We talked about Proverbs 31: 27 “She watches over the affairs of her household”  And Dayna shared in such a way that keep the right order of things.  For God is a God of order...1 Corinthians 14:33 “For God is not a God of disorder but of peace”.... His Order is God, first, husband second, children, third... by the way, your children should never upsurp the order that rightfully belongs to God.  And they should never upsurp the order that rightfully belongs to your husband.  I’ve often seen families where children came before all, and that’s when the family risks a fall.  
I encourage you to nurture your relationship with the Lord first and husbands second.  Nurture your relationship with your husband in many ways... yes, as many counsel, date or court your husband.  But you don’t have to leave your home or plan a special date to nurture your husband or even spend money.  You can nurture your relationship in the every day without leaving your home or spending a dime.  Here are some of the ways I have chosen to nurture my marriage in the "everyday":
  1. Greet your husband when he comes home with a warm hello, I love you, and strong embrace.
  2. Pray for your husband every day, throughout the day.
  3. Ask your husband how you can be praying for him each morning.
  4. Hold hands in bed.
  5. Support and uphold him in front of the children.
  6. Praise him in front of others including his own friends.

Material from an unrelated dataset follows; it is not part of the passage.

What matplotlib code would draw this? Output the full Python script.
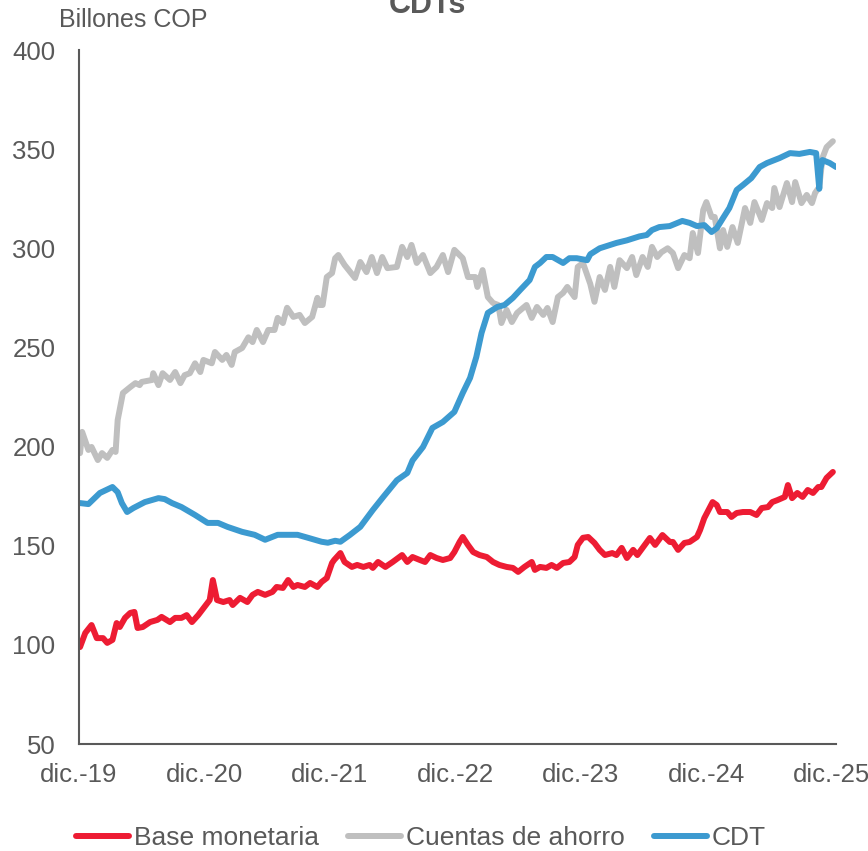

  7. Praise him in front of his own children, even when he’s not there.
  8. Dream about him...talk about his ambitions, goals, and visions.  
  9. Allow him to protect you- hide in his chest during a tense scene in a movie.
  10. Make your bed everyday.
  11. Take the tv out of your bedroom.
  12. Keep fresh flowers in your room next to your bedside.
  13. Keep your room tiday and preserve the sanctity of your bedroom.
  14. Fold his socks and underwear neatly.
  15. Use terms of endearment to address each other.  This becomes such a habit that it even shows up in arguments.
  16. Write love letters and mail them to him at work or at home.
  17. Leave post it with love notes in places he’ll find later
  18. Tell him how amazingly sexy he is.... and I can go more on this, but I’ll stop there.